The incident reinforces several long-term best practices:
  • Keep kernel and CNI components updated; kernel-level fixes are often the only full resolution for datapath bugs.
  • Treat BPF program installation and privilege as an attack surface; constrain who can install BPF code.
  • Drive observability into kernel datapath layers so operators can link packet-drop symptoms to underlying causes quickly.

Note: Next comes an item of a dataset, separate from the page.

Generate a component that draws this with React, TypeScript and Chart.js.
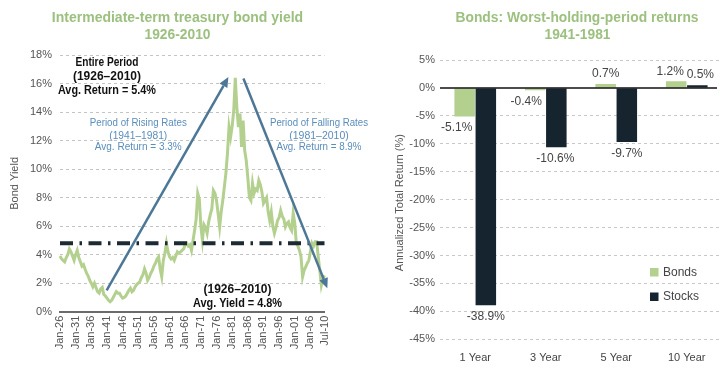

Practical checklist for administrators (actionable items)​

  1. Inventory hosts that run BPF-enabled CNIs (Cilium, etc. and list their kernel versions.
  2. Consult your distribution or cloud vendor security advisory page to confirm whether the kernel package includes the bpf_redirect_peer skb-scrub patch.
  3. Schedule kernel updates for affected hosts and plan for restarts.
  4. For clusters using IPsec (host-side decryption) + BPF redirection into container namespaces, test connectivity pre- and post-update in a staging environment before mass rollout.
  5. Audit BPF program sources and limit BPF installation privileges to trusted operators.
  6. After patching, validate that previously observed drops (XFRM-in-no-pols or similar counters) have returned to baseline.

Conclusion​

CVE-2025-37959 represents a targeted, moderate-risk datapath bug arising from inconsistent skb scrubbing when using bpf_redirect_peer to cross netns boundaries. The real-world symptom—container-side packet drops in IPsec scenarios—made this an important operational issue for BPF-based CNIs like Cilium. The upstream kernel patch restores expected netns boundary semantics by scrubbing skb extensions during such redirects, and vendors have backported the fix into stable kernel trees.
For operators, the fix is straightforward in concept but operationally significant: deploy the patched kernel and validate container networking. For developers and BPF users, the event underscores the importance of treating netns boundaries as security and correctness boundaries and expecting the kernel to sanitize internal packet metadata when crossing them. The recommended response is simple: prioritize kernel updates for affected hosts, review BPF program deployment policies, and validate CNI behavior in a controlled environment after applying the fix.